Eğitim konusunda uzman kişilere nasıl ulaşırsınız? Hepinizin twitter hesabı var sayın derbentler, değil mi? Bakın mesela Türkiye’nin en önemli pedagoji hocaları orada, hemen elinizin altında: Prof. Dr. İrfan Erdoğan var örneğin. Derya gibi bir hoca. 4-4’lük eğitim uzmanı. İki tweet atın, kendisine sorun. Dinleyin, anlayın, düşünün, sonra yine kendi cümlelerinizle damıttıklarınızı yazın. Uyduruk sloganlardan daha güzel bir yazı çıkar ortaya, emin olun.

***

Eğitimi, öğretmenliği, eğitim yöneticiliğini hafife almak affedilir bir hata değildir. Hele birçok kişinin okuduğu, kanaat önderi sayılabilecek köşe yazarlarının eğitim konusunu ciddiyetsizce ele alması, tam da eleştirdikleri sonuçları doğurabilir.

Kalabalıklara sesini duyurma imkânı olanlar seçtikleri yönteme ve üsluba dikkat etmelidirler. Siyasetçiler, köşe yazarları, dernek – vakıf başkanları eğitim hususunda fütursuzca ahkâm keserse, eğitime ve öğretmene ne vatandaşın saygısı kalır ne de öğrencinin.  

Öğretmen zaten üç kuruş maaş alıyor. İlkokul mezunu bir küçük esnafın bile maddi gücü ondan kat kat fazla. Zaten atama beklerken itibarını, gurunu kurban etti. Bir de güçlülerin saygısızlığı, değer bilmezliği… Etmeyin eylemeyin Allah aşkına. Memleketin ciddiyete ihtiyacı var. Ciddiyete ve bilgiye…

Eğitim meselelerini iyi bilmelerine rağmen, uzmanlara danışarak kendi sözlerini güçlendirmeyi başaran medya mensupları da var elbet.

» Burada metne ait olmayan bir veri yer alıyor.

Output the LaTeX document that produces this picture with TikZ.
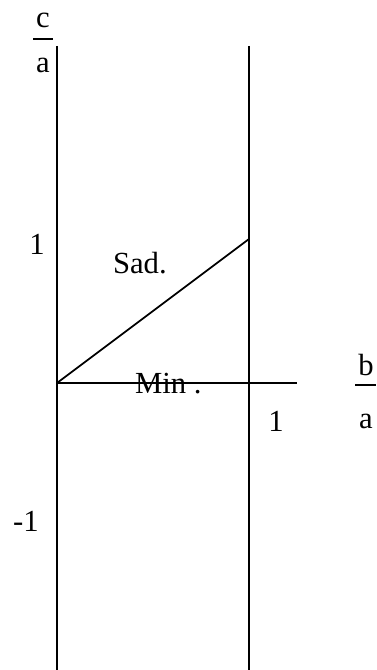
\documentclass[tikz,border=0pt]{standalone}
\usepackage{fontspec}
\setmainfont{Liberation Serif}
\begin{document}
\begin{tikzpicture}[x=0.75pt,y=-0.75pt,
  lbl/.style={inner sep=0pt,outer sep=0pt,anchor=base,font=\fontsize{23}{26}\selectfont},
  ln/.style={line width=1.3pt,black}]
\useasboundingbox (0,0) rectangle (377,670);
% coordinates
\coordinate (LT) at (57,46);
\coordinate (LB) at (57,670);
\coordinate (RT) at (249,46);
\coordinate (RB) at (249,670);
\coordinate (O) at (57,383);
\coordinate (HE) at (297,383);
\coordinate (D) at (249,239);
\draw[ln] (LT) -- (LB);
\draw[ln] (RT) -- (RB);
\draw[ln] (O) -- (HE);
\draw[ln] (O) -- (D);
% labels
\node[lbl] (c) at (43,28) {c};
\node[lbl] (ca) at (43,73) {a};
\coordinate (cb1) at (33,39);
\coordinate (cb2) at (53,39);
\draw[line width=1pt] (cb1) -- (cb2);
\node[lbl] (b) at (366,375) {b};
\node[lbl] (ba) at (366,428) {a};
\coordinate (bb1) at (355,385);
\coordinate (bb2) at (376,385);
\draw[line width=1pt] (bb1) -- (bb2);
\node[lbl] (one) at (37,254) {1};
\node[lbl] (mone) at (26,531) {-1};
\node[lbl] (oner) at (276,431) {1};
\node[lbl,anchor=base west] (sad) at (113,273) {Sad.};
\node[lbl,anchor=base west] (min) at (135,393) {Min .};
\end{tikzpicture}
\end{document}
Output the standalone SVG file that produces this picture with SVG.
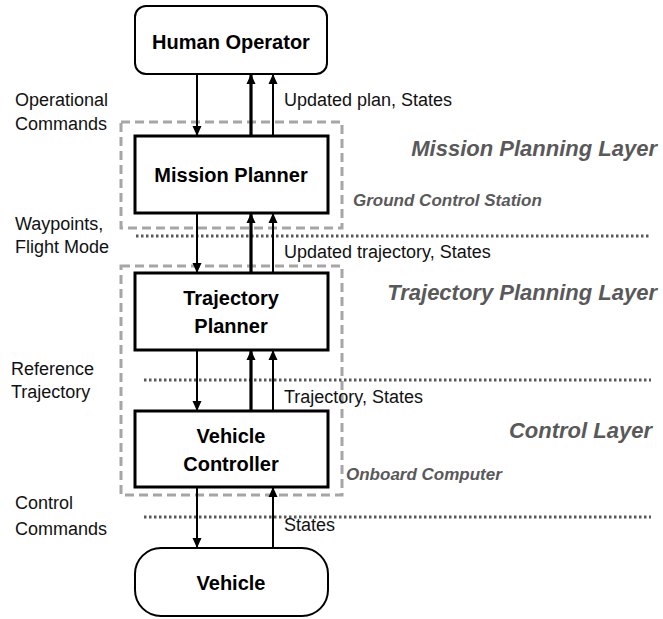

Örnek olsun diye isimlerini vereceğim: Abbas Güçlü, Nuran Çakmakçı, Ece Karaboncuk mesela… Ortalama bir öğretmenden bile iyi bilirler eğitimi. Buna rağmen hep danışır, hep uzmana başvururlar. Kendilerini eğitime, eğitimciye gösterdikleri saygıdan dolayı kutluyorum. İyi ki varlar.